━━━━━ Extracted entries ━━━━━
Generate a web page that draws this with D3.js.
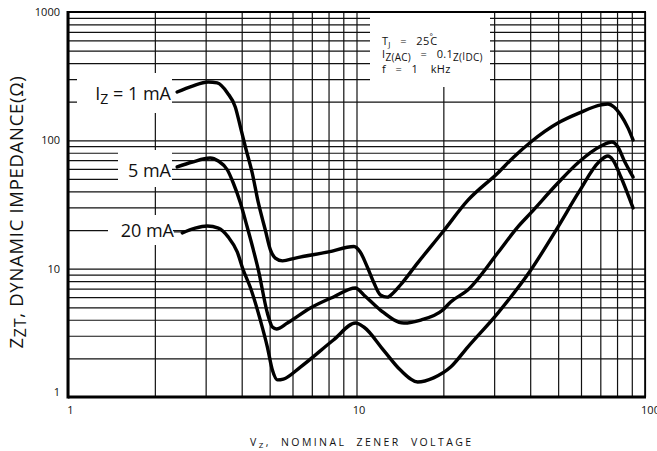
<!DOCTYPE html>
<html>
<head>
<meta charset="utf-8">
<script src="https://cdn.jsdelivr.net/npm/d3@7"></script>
<style>
  html, body { margin: 0; padding: 0; background: #fff; }
  svg { display: block; }
  text { font-family: "Open Sans", "DejaVu Sans", sans-serif; fill: #111; white-space: pre; }
</style>
</head>
<body>
<svg id="chart" width="657" height="451"></svg>
<script>
// ---------------- data ----------------
const vz_1mA  = [2.39, 2.70, 3.06, 3.29, 3.57, 3.80, 3.96, 4.12, 4.35, 4.57, 4.83, 5.03, 5.23, 5.54, 6.14, 8.0, 9.8, 10.3, 10.9, 11.5, 12.1, 12.8, 13.4, 14.2, 16.3, 19.9, 24.3, 30.9, 35.1, 40.2, 49.9, 59.0, 70.4, 74.4, 78.1, 82.5, 87.3, 90.9];
const zzt_1mA = [238, 265, 285, 280, 234, 182, 127, 88.7, 55.7, 32.5, 20.0, 14.0, 12.1, 11.5, 12.1, 13.5, 14.9, 13.5, 10.3, 7.73, 6.24, 6.0, 6.46, 7.46, 11.1, 19.3, 34, 55.7, 74.2, 97.1, 136.5, 163, 189, 192, 182, 157, 125, 100.6];

const vz_5mA  = [2.39, 2.70, 3.11, 3.32, 3.57, 3.74, 3.96, 4.18, 4.39, 4.57, 4.91, 5.11, 5.28, 5.76, 6.92, 8.32, 9.92, 10.6, 12.1, 14.6, 16.7, 19.9, 21.2, 24.3, 30.9, 36.2, 40.2, 49.9, 59.0, 70.4, 76.8, 80.6, 84.5, 90.9];
const zzt_5mA = [62.0, 67.8, 72.9, 69.0, 58.7, 46.5, 32.5, 21.1, 14.0, 9.76, 4.51, 3.51, 3.39, 3.77, 4.94, 6.02, 7.07, 6.24, 4.76, 3.77, 3.98, 4.76, 5.50, 6.82, 13.3, 21.1, 27.2, 46.5, 67.8, 90.3, 97.1, 88.7, 70.3, 51.8];

const vz_20mA  = [2.49, 2.76, 3.04, 3.32, 3.59, 3.86, 4.05, 4.28, 4.64, 4.91, 5.11, 5.32, 5.58, 6.39, 8.32, 9.92, 10.6, 12.4, 14.2, 16.3, 18.5, 21.2, 24.3, 30.9, 40.2, 49.9, 59.0, 69.2, 74.4, 77.4, 82.5, 90.9];
const zzt_20mA = [19.0, 20.7, 21.5, 20.7, 17.7, 13.5, 9.76, 7.2, 3.98, 2.45, 1.62, 1.36, 1.38, 1.71, 2.78, 3.77, 3.51, 2.32, 1.62, 1.31, 1.41, 1.71, 2.45, 4.51, 9.76, 21.1, 39.6, 67.8, 75.5, 70.3, 51.8, 29.7];

const xTickLabels = [1, 10, 100];
const yTickLabels = [1, 10, 100, 1000];
const seriesNames = ["1 mA", "5 mA", "20 mA"];

// ---------------- layout ----------------
const L = 68, R = 645, T = 12, B = 397;
const svg = d3.select("#chart");

const x = d3.scaleLog().domain([1, 100]).range([L, R]);
const y = d3.scaleLog().domain([1, 1000]).range([B, T]);

// grid values (log minor lines)
const gridX = [];
[1, 10].forEach(d => { for (let k = 1; k <= 9; k++) gridX.push(k * d); });
gridX.push(100);
const gridY = [];
[1, 10, 100].forEach(d => { for (let k = 1; k <= 9; k++) gridY.push(k * d); });
gridY.push(1000);

const gx = svg.append("g").attr("transform", `translate(0,${B})`)
  .call(d3.axisBottom(x).tickValues(gridX).tickSize(-(B - T)).tickFormat(""));
gx.select(".domain").remove();
gx.selectAll("line").attr("stroke", "#111").attr("stroke-width", 1.2);

const gy = svg.append("g").attr("transform", `translate(${L},0)`)
  .call(d3.axisLeft(y).tickValues(gridY).tickSize(-(R - L)).tickFormat(""));
gy.select(".domain").remove();
gy.selectAll("line").attr("stroke", "#111").attr("stroke-width", 1.2);

// frame
svg.append("line").attr("x1", L).attr("x2", L).attr("y1", T - 1).attr("y2", B + 1.5).attr("stroke", "#000").attr("stroke-width", 3);
svg.append("line").attr("x1", L).attr("x2", R + 1).attr("y1", B).attr("y2", B).attr("stroke", "#000").attr("stroke-width", 3);
svg.append("line").attr("x1", L).attr("x2", R + 1).attr("y1", T).attr("y2", T).attr("stroke", "#000").attr("stroke-width", 2);
svg.append("line").attr("x1", R).attr("x2", R).attr("y1", T).attr("y2", B).attr("stroke", "#000").attr("stroke-width", 1.6);

// white boxes behind annotations
const boxes = [
  [370, 13, 120, 74],   // conditions
  [77, 73, 95, 40],     // 1 mA
  [118, 150, 54, 37],   // 5 mA
  [108, 215, 65, 30]    // 20 mA
];
svg.selectAll("rect.box").data(boxes).enter().append("rect")
  .attr("class", "box")
  .attr("x", d => d[0]).attr("y", d => d[1]).attr("width", d => d[2]).attr("height", d => d[3])
  .attr("fill", "#fff");

// tick labels via axes
const ax = svg.append("g").attr("transform", `translate(0,${B})`)
  .call(d3.axisBottom(x).tickValues(xTickLabels).tickSize(0).tickPadding(9).tickFormat(d3.format("d")));
ax.select(".domain").remove();
ax.selectAll("text").attr("font-size", 11).attr("font-family", "Open Sans, sans-serif").attr("fill", "#111")
  .attr("dx", d => d === 100 ? 5 : 2);

const ay = svg.append("g").attr("transform", `translate(${L},0)`)
  .call(d3.axisLeft(y).tickValues(yTickLabels).tickSize(0).tickPadding(8).tickFormat(d3.format("d")));
ay.select(".domain").remove();
ay.selectAll("text").attr("font-size", 11).attr("font-family", "Open Sans, sans-serif").attr("fill", "#111")
  .attr("dy", d => d === 1 ? "-0.1em" : "0.32em");

// curves
const line = d3.line().x(d => x(d[0])).y(d => y(d[1])).curve(d3.curveMonotoneX);
const series = [
  d3.zip(vz_1mA, zzt_1mA),
  d3.zip(vz_5mA, zzt_5mA),
  d3.zip(vz_20mA, zzt_20mA)
];
svg.selectAll("path.curve").data(series).enter().append("path")
  .attr("class", "curve")
  .attr("d", line)
  .attr("fill", "none")
  .attr("stroke", "#000")
  .attr("stroke-width", 3.4)
  .attr("stroke-linecap", "round")
  .attr("stroke-linejoin", "round");

// series labels
const lab1 = svg.append("text").attr("x", 171).attr("y", 100).attr("text-anchor", "end").attr("font-size", 18);
lab1.append("tspan").text("I");
lab1.append("tspan").attr("font-size", 14).attr("dy", 4).text("Z");
lab1.append("tspan").attr("dy", -4).text(" = " + seriesNames[0]);

svg.append("text").attr("x", 171).attr("y", 177).attr("text-anchor", "end").attr("font-size", 18).text(seriesNames[1]);
svg.append("text").attr("x", 174).attr("y", 237).attr("text-anchor", "end").attr("font-size", 18).text(seriesNames[2]);
// small dash joining "20 mA" to its curve
svg.append("line").attr("x1", 174).attr("x2", x(vz_20mA[0])).attr("y1", y(zzt_20mA[0]) - 1).attr("y2", y(zzt_20mA[0]) - 1)
  .attr("stroke", "#111").attr("stroke-width", 1.2);

// conditions text
const c1 = svg.append("text").attr("x", 382).attr("y", 45).attr("font-size", 11).attr("letter-spacing", 0.3);
c1.append("tspan").text("T");
c1.append("tspan").attr("font-size", 8).attr("dy", 2).text("J");
c1.append("tspan").attr("dy", -2).text("   =   25");
c1.append("tspan").attr("font-size", 8).attr("dy", -6).text("°");
c1.append("tspan").attr("dy", 6).attr("dx", -3).text("C");

const c2 = svg.append("text").attr("x", 382).attr("y", 58).attr("font-size", 11).attr("letter-spacing", 0.3);
c2.append("tspan").text("I");
c2.append("tspan").attr("font-size", 10).attr("dy", 3).text("Z(AC)");
c2.append("tspan").attr("dy", -3).text("   =   0.1");
c2.append("tspan").attr("font-size", 10).attr("dy", 3).text("Z(");
c2.append("tspan").attr("font-size", 10).attr("dy", -1).text("I");
c2.append("tspan").attr("font-size", 10).attr("dy", 1).text("DC)");

svg.append("text").attr("x", 382).attr("y", 73).attr("font-size", 11).attr("letter-spacing", 0.3).text("f   =   1    kHz");

// axis titles
const xt = svg.append("text").attr("x", 250).attr("y", 446).attr("font-size", 10.5).attr("letter-spacing", 2.4);
xt.append("tspan").text("V");
xt.append("tspan").attr("font-size", 8).attr("dy", 2).text("Z");
xt.append("tspan").attr("dy", -2).text(",  NOMINAL  ZENER  VOLTAGE");

const yt = svg.append("text").attr("transform", "translate(23,212) rotate(-90)").attr("text-anchor", "middle").attr("font-size", 18.5).attr("letter-spacing", 0.7);
yt.append("tspan").text("Z");
yt.append("tspan").attr("font-size", 16).attr("dy", 3).text("ZT");
yt.append("tspan").attr("dy", -3).text(", DYNAMIC IMPEDANCE(Ω)");
</script>
</body>
</html>
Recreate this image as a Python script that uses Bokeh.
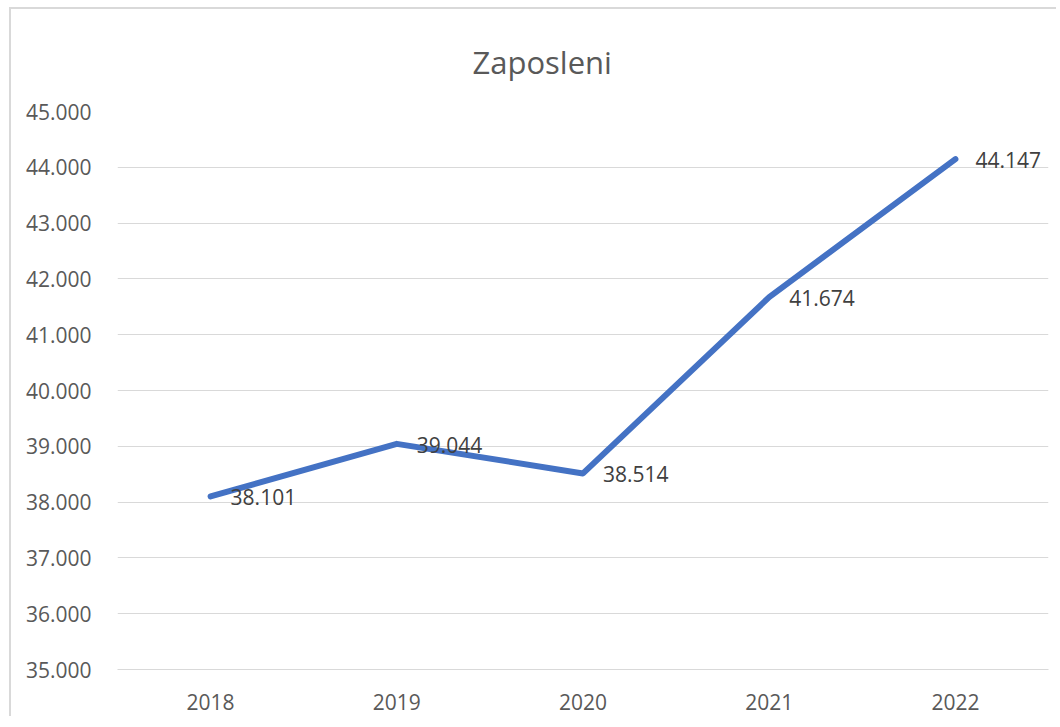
from bokeh.plotting import figure
from bokeh.models import Range1d, FixedTicker, ColumnDataSource
from bokeh.core.properties import value
from bokeh.embed import file_html
from bokeh.resources import INLINE

# ---- data ----
years = ["2018", "2019", "2020", "2021", "2022"]
employed = [38101, 39044, 38514, 41674, 44147]
y_ticks = [35000, 36000, 37000, 38000, 39000, 40000, 41000, 42000, 43000, 44000, 45000]
y_tick_labels = ["35.000", "36.000", "37.000", "38.000", "39.000", "40.000",
                 "41.000", "42.000", "43.000", "44.000", "45.000"]
title_text = "Zaposleni"

FONT = "Open Sans"
GRID = "#d9d9d9"
BLUE = "#4472C4"

data_labels = [f"{v:,}".replace(",", ".") for v in employed]
src = ColumnDataSource(dict(x=years, y=employed, lbl=data_labels))

p = figure(width=1047, height=709, x_range=years, y_range=Range1d(35000, 45000),
           output_backend="svg", toolbar_location=None,
           min_border_left=106, min_border_right=10, min_border_top=97, min_border_bottom=49)
p.margin = (7, 0, 0, 9)
p.styles = {"border-left": "2px solid #d9d9d9", "border-top": "2px solid #d9d9d9"}
p.x_range.range_padding = 0
p.outline_line_color = None
p.background_fill_color = "white"
p.border_fill_color = "white"

# title
p.title.text = title_text
p.title.text_font = FONT
p.title.text_font_size = "31px"
p.title.text_font_style = "normal"
p.title.text_color = "#595959"
p.title.text_line_height = 1.0
p.title.align = "left"
p.title.offset = 355
p.title.standoff = 58

# grid
p.xgrid.grid_line_color = None
p.ygrid.grid_line_color = GRID
p.ygrid.grid_line_width = 1
p.yaxis.ticker = FixedTicker(ticks=y_ticks)
p.yaxis.major_label_overrides = {t: l for t, l in zip(y_ticks, y_tick_labels)}

# axes
for ax in (p.xaxis[0], p.yaxis[0]):
    ax.major_tick_line_color = None
    ax.minor_tick_line_color = None
    ax.major_label_text_font = FONT
    ax.major_label_text_font_size = "21px"
    ax.major_label_text_color = "#595959"
p.yaxis.axis_line_color = None
p.yaxis.major_label_standoff = 20
p.xaxis.axis_line_color = GRID
p.xaxis.axis_line_width = 1
p.xaxis.major_label_standoff = 18

# line
p.line(x="x", y="y", source=src, line_width=6, line_color=BLUE,
       line_join="round", line_cap="round")

# data labels
p.text(x="x", y="y", text="lbl", source=src, x_offset=20, y_offset=1,
       text_font=value(FONT), text_font_size="21px", text_color="#404040",
       text_align="left", text_baseline="middle")

open("out.html", "w").write(file_html(p, INLINE))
━━━━━
■ Task instructions
Give only the count of lines in which the string "this" appears.

■ Worked answer
2